%%

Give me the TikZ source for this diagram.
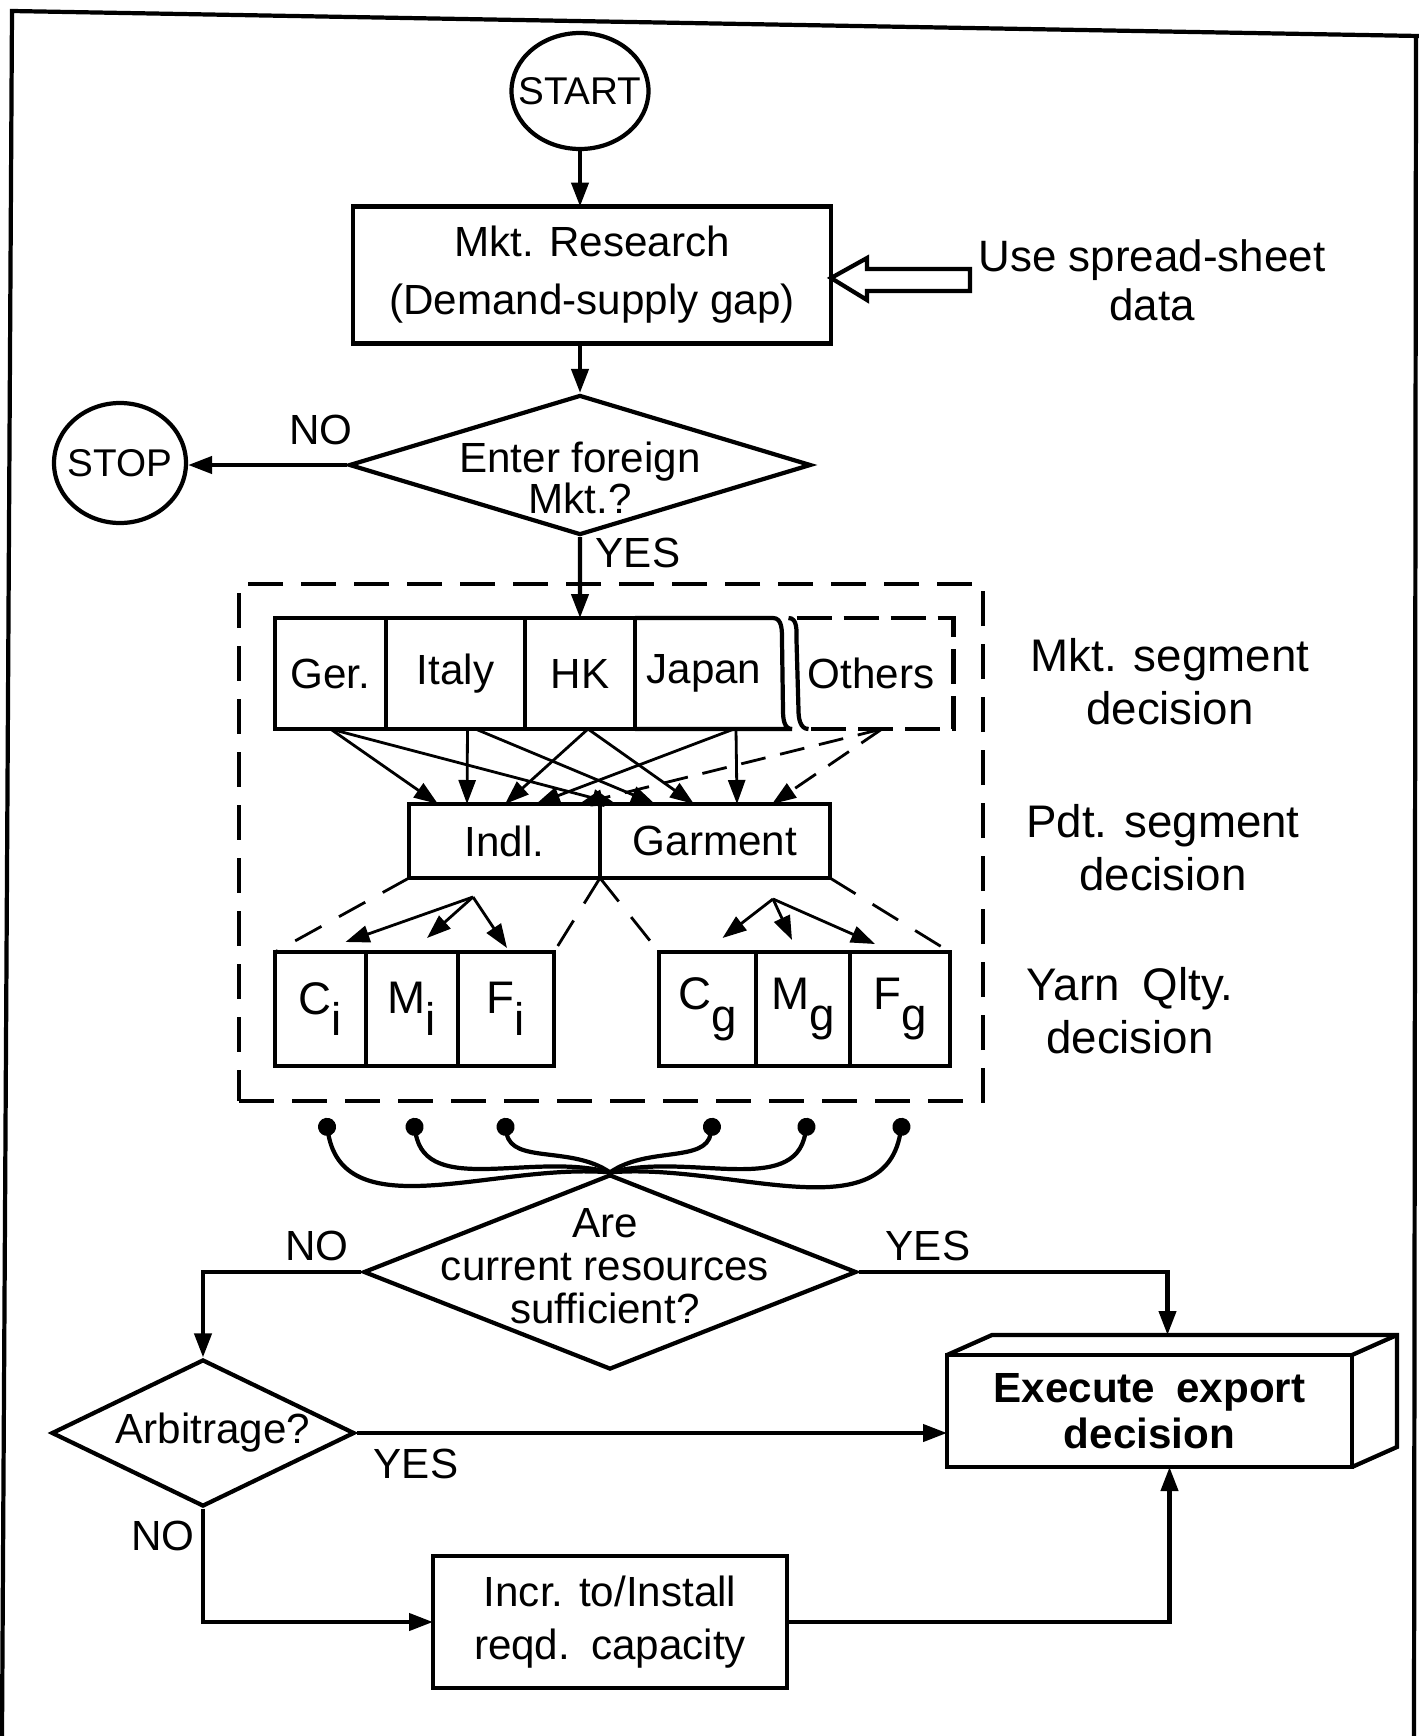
\documentclass[tikz,border=0pt]{standalone}
\usepackage{fontspec}
\setmainfont{Liberation Sans}
\usetikzlibrary{positioning}
\usetikzlibrary{shapes.geometric}
\usetikzlibrary{arrows.meta}
\usetikzlibrary{calc}

\newcommand{\qsub}[2]{#1\raisebox{-0.9ex}{#2}}

\begin{document}
\begin{tikzpicture}[
    x=0.1mm, y=-0.1mm,
    >={Triangle[length=2.4mm, width=1.7mm]},
    font=\fontsize{12}{14}\selectfont,
    roundnode/.style={ellipse, draw, very thick, inner sep=0pt},
    squarednode/.style={rectangle, draw, very thick, inner sep=0pt, outer sep=0pt, align=center},
    cellnode/.style={rectangle, draw, very thick, inner sep=0pt, outer sep=0pt, minimum height=11.1mm},
    cellnode_open/.style={cellnode, draw=none},
    yarnnode/.style={cellnode, minimum height=11.4mm, font=\fontsize{13}{15}\selectfont},
    decisionnode/.style={diamond, draw, very thick, inner sep=0pt},
    textnode/.style={align=center, inner sep=0pt},
    groupbox/.style={rectangle, draw, very thick, dash pattern=on 3.5mm off 1.8mm},
  ]
  \useasboundingbox (0,0) rectangle (1419,1736);
  % page frame
  \draw[very thick] (2,1736) -- (12,11) -- (1419,36);
  \draw[very thick] (1416,36) -- (1414,1736);

  % Nodes
  \node[roundnode, minimum width=13.7mm, minimum height=11.6mm, label={[font=\fontsize{11}{13}\selectfont]center:START}] (start) at (580,91) {};
  \node[squarednode, minimum width=47.8mm, minimum height=13.7mm, font=\fontsize{12}{16.5}\selectfont] (mkt) at (592,275) {Mkt. Research\\(Demand-supply gap)};
  \node[textnode, font=\fontsize{12.5}{14}\selectfont] (sheet) at (1152,280) {Use spread-sheet\\data};
  \node[decisionnode, minimum width=46.2mm, minimum height=14mm, label={[align=center, yshift=-1.3mm, font=\fontsize{12}{11.5}\selectfont]center:Enter foreign\\Mkt.?}] (enter) at (580,465) {};
  \node[roundnode, minimum width=13.2mm, minimum height=12mm, label={[font=\fontsize{11}{13}\selectfont]center:STOP}] (stop) at (120,463) {};

  \node[groupbox, minimum width=74.4mm, minimum height=51.7mm] (segbox) at (611,842.5) {};

  \node[cellnode, minimum width=11.1mm] (ger) at (330.5,673.5) {Ger.};
  \node[cellnode, minimum width=13.9mm, right=0pt of ger] (italy) {Italy};
  \node[cellnode, minimum width=11mm, right=0pt of italy] (hk) {HK};
  \node[cellnode_open, minimum width=13.8mm, right=0pt of hk] (japan) {Japan};
  \node[cellnode_open, minimum width=16.5mm, right=1.55mm of japan] (others) {Others};

  \node[cellnode, minimum width=19.1mm, minimum height=7.4mm] (indl) at (504.5,841) {Indl.};
  \node[cellnode, minimum width=23mm, minimum height=7.4mm, right=0pt of indl] (garment) {Garment};

  \node[yarnnode, minimum width=9.1mm] (ci) at (320.5,1009) {\qsub{C}{i}};
  \node[yarnnode, minimum width=9.2mm, right=0pt of ci] (mi) {\qsub{M}{i}};
  \node[yarnnode, minimum width=9.6mm, right=0pt of mi] (fi) {\qsub{F}{i}};
  \node[yarnnode, minimum width=9.7mm] (cg) at (707.5,1009) {\qsub{C}{g}};
  \node[yarnnode, minimum width=9.4mm, right=0pt of cg] (mg) {\qsub{M}{g}};
  \node[yarnnode, minimum width=10mm, right=0pt of mg] (fg) {\qsub{F}{g}};

  \node[textnode, font=\fontsize{13}{15}\selectfont] (mktlabel) at (1170,682) {Mkt. segment\\decision};
  \node[textnode, font=\fontsize{13}{15}\selectfont] (pdtlabel) at (1163,848) {Pdt. segment\\decision};
  \node[textnode, font=\fontsize{13}{15}\selectfont] (yarnlabel) at (1130,1011) {Yarn\enspace Qlty.\\decision};

  \node[decisionnode, minimum width=49.3mm, minimum height=19.5mm, label={[align=center, xshift=-0.5mm, yshift=0.6mm, font=\fontsize{12}{12.2}\selectfont]center:Are\\current resources\\sufficient?}] (are) at (610,1272) {};
  \node[decisionnode, minimum width=30.3mm, minimum height=14.7mm, label={[xshift=1mm]center:Arbitrage?}] (arb) at (203,1433) {};
  \node[squarednode, minimum width=40.5mm, minimum height=11.2mm, font=\bfseries\fontsize{12}{13}\selectfont] (exec) at (1149.5,1411) {Execute\enspace export\\decision};
  \node[squarednode, minimum width=35.4mm, minimum height=13.2mm, font=\fontsize{12}{15}\selectfont] (incr) at (610,1622) {Incr. to/Install\\reqd.\enspace capacity};

  \node (no_stop) at (321,430) {NO};
  \node (yes_enter) at (638,553) {YES};
  \node (no_are) at (317,1246) {NO};
  \node (yes_are) at (928,1246) {YES};
  \node (yes_arb) at (416,1464) {YES};
  \node (no_arb) at (163,1536) {NO};

  % Borders of the broken segment boxes
  \draw[very thick] (japan.north west) -- (japan.north east) to[out=0,in=90] ++(9,22) -- ++(1,70) to[out=-90,in=180] ++(9,19) -- (japan.south west);
  \draw[very thick] (others.north west) to[out=0,in=90] ++(8,22) -- ++(2,70) to[out=-90,in=180] ++(10,19);
  \draw[very thick, dash pattern=on 3.5mm off 1.2mm] ($(others.north west)+(8,0)$) -- (others.north east) -- (others.south east) -- ($(others.south west)+(20,0)$);
  \draw[very thick] (exec.north west) -- ++(45,-20) -- ($(exec.north east)+(45,-20)$) -- ($(exec.south east)+(45,-20)$) -- (exec.south east);
  \draw[very thick] (exec.north east) -- ++(45,-20);

  % Lines
  \draw[->, very thick] (start.south) -- (start.south |- mkt.north);
  \draw[->, very thick] (start.south |- mkt.south) -- (enter.north);
  \draw[very thick] ($(mkt.east)+(0,3)$) -- ++(36,-20) -- ++(0,11) -- ++(103,0) -- ++(0,22) -- ++(-103,0) -- ++(0,9) -- cycle;
  \draw[->, very thick] (enter.west) -- (enter.west -| stop.east);
  \draw[->, very thick] (enter.south) -- (hk.north);

  \draw[->, thick] (ger.south) -- ($(indl.north west)+(29,0)$);
  \draw[->, thick] (ger.south) -- ($(garment.north west)+(16,0)$);
  \draw[->, thick] ($(italy.south)+(12,0)$) -- ($(indl.north west)+(58,0)$);
  \draw[->, thick] ($(italy.south)+(20,0)$) -- ($(garment.north west)+(55,0)$);
  \draw[->, thick] ($(hk.south)+(8,0)$) -- ($(indl.north west)+(96,0)$);
  \draw[->, thick] ($(hk.south)+(8,0)$) -- ($(garment.north west)+(94,0)$);
  \draw[->, thick] ($(japan.south)+(30,0)$) -- ($(indl.north west)+(127,0)$);
  \draw[->, thick] ($(japan.south)+(32,0)$) -- ($(garment.north west)+(137,0)$);
  \draw[->, thick, dash pattern=on 2.5mm off 1.5mm] ($(others.south)+(11,0)$) -- ($(indl.north west)+(170,0)$);
  \draw[->, thick, dash pattern=on 2.5mm off 1.5mm] ($(others.south)+(11,0)$) -- ($(garment.north west)+(172,0)$);

  \draw[thick, dash pattern=on 3mm off 2mm] (indl.south west) -- (ci.north west);
  \draw[thick, dash pattern=on 3mm off 2mm] (indl.south east) -- (fi.north east);
  \draw[thick, dash pattern=on 3mm off 2mm] (garment.south west) -- (cg.north west);
  \draw[thick, dash pattern=on 3mm off 2mm] (garment.south east) -- (fg.north east);

  \coordinate (isplit) at (473,897);
  \coordinate (gsplit) at (773,899);
  \draw[->, thick] (isplit) -- ($(ci.north)+(25,-10)$);
  \draw[->, thick] (isplit) -- ($(mi.north)+(15,-14)$);
  \draw[->, thick] (isplit) -- ($(fi.north)+(1,-4)$);
  \draw[->, thick] (gsplit) -- ($(cg.north)+(15,-14)$);
  \draw[->, thick] (gsplit) -- ($(mg.north)+(-11,-12)$);
  \draw[->, thick] (gsplit) -- ($(fg.north)+(-25,-8)$);

  \draw[very thick, {Circle[length=1.8mm]}-] ($(ci.south)+(5,52)$) to[out=-80, in=175] (are.north);
  \draw[very thick, {Circle[length=1.8mm]}-] ($(mi.south)+(1,52)$) to[out=-80, in=165] (are.north);
  \draw[very thick, {Circle[length=1.8mm]}-] ($(fi.south)+(-2,52)$) to[out=-80, in=145] (are.north);
  \draw[very thick, {Circle[length=1.8mm]}-] ($(cg.south)+(6,52)$) to[out=-100, in=35] (are.north);
  \draw[very thick, {Circle[length=1.8mm]}-] ($(mg.south)+(5,52)$) to[out=-100, in=15] (are.north);
  \draw[very thick, {Circle[length=1.8mm]}-] ($(fg.south)+(3,52)$) to[out=-100, in=5] (are.north);

  \draw[->, very thick] (are.west) -| (arb.north);
  \draw[->, very thick] (are.east) -| ($(exec.north)+(18,-20)$);
  \draw[->, very thick] (arb.east) -- (arb.east -| exec.west);
  \draw[->, very thick] (arb.south) |- (incr.west);
  \draw[->, very thick] (incr.east) -| ($(exec.south)+(20,0)$);
\end{tikzpicture}
\end{document}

%%

__WHAT YOU WILL DO__:
Starting with the first line of the data above and ending with the line containing "(1416,36) -- (1414,1736);", please restate every line exactly, leaving images out.

__EXPECTED ANSWER__:
Give me the TikZ source for this diagram.
\documentclass[tikz,border=0pt]{standalone}
\usepackage{fontspec}
\setmainfont{Liberation Sans}
\usetikzlibrary{positioning}
\usetikzlibrary{shapes.geometric}
\usetikzlibrary{arrows.meta}
\usetikzlibrary{calc}

\newcommand{\qsub}[2]{#1\raisebox{-0.9ex}{#2}}

\begin{document}
\begin{tikzpicture}[
    x=0.1mm, y=-0.1mm,
    >={Triangle[length=2.4mm, width=1.7mm]},
    font=\fontsize{12}{14}\selectfont,
    roundnode/.style={ellipse, draw, very thick, inner sep=0pt},
    squarednode/.style={rectangle, draw, very thick, inner sep=0pt, outer sep=0pt, align=center},
    cellnode/.style={rectangle, draw, very thick, inner sep=0pt, outer sep=0pt, minimum height=11.1mm},
    cellnode_open/.style={cellnode, draw=none},
    yarnnode/.style={cellnode, minimum height=11.4mm, font=\fontsize{13}{15}\selectfont},
    decisionnode/.style={diamond, draw, very thick, inner sep=0pt},
    textnode/.style={align=center, inner sep=0pt},
    groupbox/.style={rectangle, draw, very thick, dash pattern=on 3.5mm off 1.8mm},
  ]
  \useasboundingbox (0,0) rectangle (1419,1736);
  % page frame
  \draw[very thick] (2,1736) -- (12,11) -- (1419,36);
  \draw[very thick] (1416,36) -- (1414,1736);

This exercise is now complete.